Why I Love Fantasy
So, I'm in the process of designing the three books. Not just the characters, but the way the art itself looks, right up to the text elements that will be used throughout each. My process involves me sitting with paper and just sketching out the basic look of letters that will set the visual style each book. Currently, I'm working on the first book, the modern one. Working in pencil, much like when drawing a piece, lets me put down ideas as they come to me, without really committing to any one or another. That is, until I ink it.
Just a few minutes before I started on this, I saw a video on Facebook that was highly disturbing. It was trauma and abuse that was happening in a moment, and that was plastered on the internet for all to see. It was so upsetting that I zipped past it down my timeline and had to actually sit and take a breath. It was likely shared to call out what was happening as a "Hey this is not good! Find this person and bring them to justice!" but it was also shared without comment. I sat down to work on this title right afterwards because I needed to do something with my hands, and think about my work.
It was maybe the last year or so that I latched on to this idea of not my work to make spectacle of trauma. There are things that will happen to characters in stories that are part of their lived lives in the world I'm creating. There is no hiding from the fact that some of it will be bad, but all of it will be necessary to tell the story of who these people, my characters, are. I can not skip over those parts because I don't like them, but the point is how the story is framed by me, the artist.
There is never a story to be told that calls for the "creative re-imagining" of trauma unless that re-imagining heals its victims.
This note is on my instagram. I live by it in my work. I have said in my streams that I would never tell a story of trauma, simply to sell it as entertainment because it's not entertainment. Watching someone survive through a brutalizing encounter is not the story I want to tell. My stories are adult stories that happen to adult people, yes, but being an adult and engaging in content meant for adults does not inure us to highly upsetting, emotionally charged, trauma-triggering content. I am a human being and I must write these stories and draw these images first, and hope that others can read them and look at them and be touched, entertained, maybe even inspired.
I was watching the latest episode of All Rise tonight (on CBS, it's such an excellent show, I recommend it!) and I love it. The characters in the show all feel something and they express those feelings in how they defend or prosecute their cases. These people are about something and are working to make the law mean something for people who are typically targeted by its abuse. It's a beautiful show and I thought of how not real it is. Or, how not real I suspect it to be. I don't work in a law-firm, or in a courthouse, but the fantasy is still there. And that's the point of the show.
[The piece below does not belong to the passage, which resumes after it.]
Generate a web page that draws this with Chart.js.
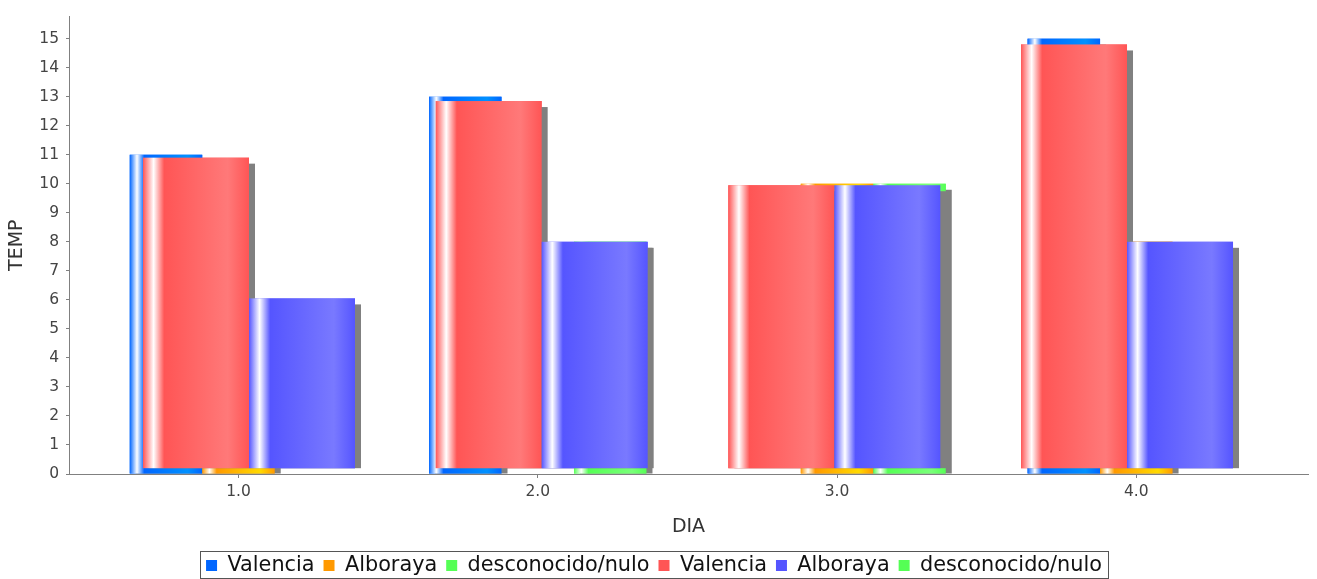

What I love about fantasy is not just taking the occasionally traumatic experience and turning it into something positive, but that it can make us feel a little less bleak about the real, troubling world we live in. I wouldn't call it an escape, but rather a different way of looking at the world around us, getting us to ask the question, "Why can't we have it this way?" Why can't the reality of a courtroom look like this fantasy? Why do we have to stress ourselves out over translating the modern reality of something into something "real" when we can accept the place of fantasy in our lives?
I don't mean to say that stories of historical import are not for consumption, but they should not be all that we consume. Some stories are important to remind us that certain events happened, and this is how they unfolded. I believe in the place of that, alongside the need for the fantastical "what if" injected into modern stories, especially those that are meant to imply similitude in the everyday. We can, in fact, have both. Fantasy allows us to do that. It allows us to tell stories of what could be, not just what isn't. The things that are hoped for in our lives? That's fantasy, and we shouldn't use the word "fantasy" to mean something that can never be, because I don't believe that's what that means. For me, it's another way of seeing the world.
And that's the world that I illustrate.